Posłanka KO Kinga Majewska opublikowała wpis, z którego wynika, że po interwencji jednego z rodziców odwołano spektakl, który miał na celu opowiedzenie o "inności oraz tolerancji" po tym, jak jeden z rodziców uznał słowo tolerancja za podejrzane. Posłanka uważa, że po wprowadzeniu "lex Czarnek" tego typu sytuacje będą miały miejsce znacznie częściej. - W tym przypadku jeden anonimowy donos wystarczył, aby wywołać "efekt mrożący" - powiedziała w rozmowie z natemat.pl.
"Czytam właśnie poruszające wyznania mamy dziecka z niepełnosprawnością. Natknęłam się na przerażający moment z Barbarą Nowak w tle. Ta historia powinna dać sporo do myślenia posłom z PiS przed ostatecznym głosowaniem #lexczarnek" - napisała w środę na Twitterze posłanka Platformy Obywatelskiej Kinga Gajewska.
Do opublikowanego postu posłanka dołączyła fragment książki, o którym pisała, i który tak nią wstrząsnął. Wynika z niego, że w jednej z małopolskich szkół zorganizowano wspólny seans filmu "Cudowny chłopak", który opowiada historię chłopca ze zdeformowaną twarzą. Pedagodzy chcieli w ten sposób pokazać dzieciom, że nie ma powodu, by bać się dzieci z niepełnosprawnościami.
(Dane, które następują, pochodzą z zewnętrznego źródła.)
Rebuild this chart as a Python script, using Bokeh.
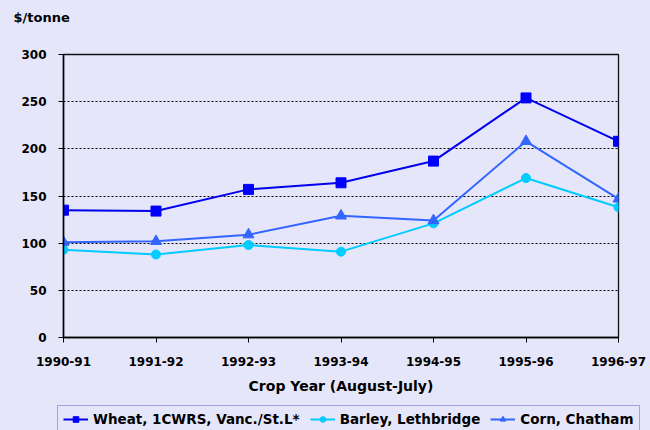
from bokeh.plotting import figure
from bokeh.layouts import column
from bokeh.models import (Range1d, FixedTicker, Legend, LegendItem,
                          Label, GlobalInlineStyleSheet)
from bokeh.embed import file_html
from bokeh.resources import INLINE

years = ["1990-91", "1991-92", "1992-93", "1993-94", "1994-95", "1995-96", "1996-97"]
wheat = [135, 134, 157, 164, 187, 254, 208]
barley = [93, 88, 98, 91, 121, 169, 138]
corn = [101, 102, 109, 129, 124, 208, 147]
y_ticks = [0, 50, 100, 150, 200, 250, 300]
series_names = ["Wheat, 1CWRS, Vanc./St.L*", "Barley, Lethbridge", "Corn, Chatham"]
unit_label = "$/tonne"
x_title = "Crop Year (August-July)"

BG = "#E6E6FA"
FONT = "DejaVu Sans"
xs = list(range(len(years)))


def strip(h):
    f = figure(width=650, height=h, output_backend="svg", toolbar_location=None,
               x_axis_type=None, y_axis_type=None, min_border=0,
               x_range=Range1d(-100, -99), y_range=Range1d(-100, -99))
    f.frame_align = False
    f.background_fill_color = BG
    f.border_fill_color = BG
    f.outline_line_color = None
    f.grid.grid_line_color = None
    return f


# top strip with the unit label
top = strip(40)
top.add_layout(Label(x=13, y=23, x_units="screen", y_units="screen", text=unit_label,
                     text_font=FONT, text_font_size="13px", text_font_style="bold",
                     text_color="black", text_baseline="middle", text_align="left"))

# main chart
p = figure(width=650, height=360, output_backend="svg", toolbar_location=None,
           x_range=Range1d(0, len(years) - 1), y_range=Range1d(0, 300),
           min_border_left=63, min_border_right=32, min_border_top=14,
           min_border_bottom=63)
p.frame_align = False
p.background_fill_color = BG
p.border_fill_color = BG
p.outline_line_color = "#111111"
p.outline_line_width = 1.3

p.xaxis.ticker = FixedTicker(ticks=xs)
p.xaxis.major_label_overrides = {i: y for i, y in enumerate(years)}
p.yaxis.ticker = FixedTicker(ticks=y_ticks)
for ax in (p.xaxis[0], p.yaxis[0]):
    ax.axis_line_color = "black"
    ax.axis_line_width = 1.5
    ax.major_tick_line_color = "black"
    ax.major_tick_out = 5
    ax.major_tick_in = 0
    ax.minor_tick_line_color = None
    ax.major_label_text_font = FONT
    ax.major_label_text_font_style = "bold"
    ax.major_label_text_font_size = "12px"
    ax.major_label_text_color = "black"
p.yaxis.major_label_standoff = 12
p.xaxis.major_label_standoff = 14
p.xaxis.axis_label = x_title
p.xaxis.axis_label_text_font = FONT
p.xaxis.axis_label_text_font_style = "bold"
p.xaxis.axis_label_text_font_size = "14px"
p.xaxis.axis_label_text_color = "black"
p.xaxis.axis_label_standoff = 9

p.xgrid.grid_line_color = None
p.ygrid.ticker = FixedTicker(ticks=y_ticks[1:-1])
p.ygrid.grid_line_color = "black"
p.ygrid.grid_line_dash = "2 2"
p.ygrid.grid_line_width = 1

styles = [
    dict(line="#0000EE", color="#0000FF", marker="square", size=10, data=wheat),
    dict(line="#00CCFF", color="#00CCFF", marker="circle", size=9, data=barley),
    dict(line="#3366FF", color="#3366FF", marker="triangle", size=11, data=corn),
]
for s in styles:
    p.line(xs, s["data"], line_color=s["line"], line_width=2)
    p.scatter(xs, s["data"], marker=s["marker"], size=s["size"],
              fill_color=s["color"], line_color=s["color"])

# legend strip
lg = strip(30)
items = []
for name, s in zip(series_names, styles):
    r1 = lg.line(xs, s["data"], line_color=s["line"], line_width=2)
    r2 = lg.scatter(xs, s["data"], marker=s["marker"], size=s["size"],
                    fill_color=s["color"], line_color=s["color"])
    items.append(LegendItem(label=name, renderers=[r1, r2]))

legend = Legend(items=items, orientation="horizontal", location=(57, -3),
    label_text_font=FONT, label_text_font_style="bold", label_text_font_size="13.5px",
    label_text_color="black", label_standoff=5, glyph_width=25, glyph_height=14,
    label_height=14, spacing=10, padding=5, margin=0,
    border_line_color="#5A5AD0", border_line_width=1.5,
    background_fill_color=BG, background_fill_alpha=1)
lg.add_layout(legend, "center")

layout = column(top, p, lg, spacing=0)
layout.stylesheets = [GlobalInlineStyleSheet(
    css="html, body { background-color: #E6E6FA; margin: 0; padding: 0; overflow: hidden; }")]

open("out.html", "w").write(file_html(layout, INLINE))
Wcześniej w szkole miało dojść bowiem do incydentu, kiedy to chłopiec z zespołem Pfeiffera (syn autorki książki) został nazwany "dzieckiem zombie".
Po jakimś czasie nauczycielkom udało się zaprosić do szkoły teatr, który miał opowiedzieć dzieciom "o inności i tolerancji". Jeden z rodziców zgłosił skargę do małopolskiego kuratorium oświaty, uznając, że słowo tolerancja jest podejrzane. Na podstawie tego donosu dyrektorka szkoły została zmuszona do odwołania spektaklu.
Przeczytaj więcej podobnych informacji na stronie głównej Gazeta.pl.
Posłanka KO Krystyna Szumilas zapowiedziała już na Twitterze, że w poniedziałek 14 lutego wraz z posłanką Nowoczesnej Katarzyną Lubnaer, posłem Koalicji Obywatelskiej Markiem Sową oraz posłem Platformy Obywatelskiej Aleksander Miszalskim przeprowadzą kontrolę ws. małopolskiej kuratorki oświaty Barbary Nowak. "To wstrząsający przykład, jak będzie działać "lex Czarnek" Jakaś reakcja, panie ministrze?" - napisała na Twitterze.
Sejm odrzucił sprzeciw Senatu ws. "lex Czarnek". Punkt dotyczący nowelizacji prawa oświatowego nagle trafił do harmonogramu obrad w środę po południu. Teraz Andrzej Duda będzie miał 21 dni, by podjąć decyzję o dalszych losach projektu. - Jeżeli ją podpisze, to radykalnie rozszerzą się uprawnienia rodziców, jeśli chodzi o kontrolowanie tego, które organizacje pozarządowe wchodzą do szkoły. Rodzice będą znali treści, które organizacje będą przekazywały dzieciom - argumentował Przemysław Czarnek.
Przypominamy, że "lex Czarnek" zakłada m.in., że dyrektor szkoły będzie musiał mieć zgodę kuratora na organizację dodatkowych zajęć prowadzonych przez stowarzyszenia czy organizacje, a udział ucznia w zajęciach będzie wymagał podpisu rodzica.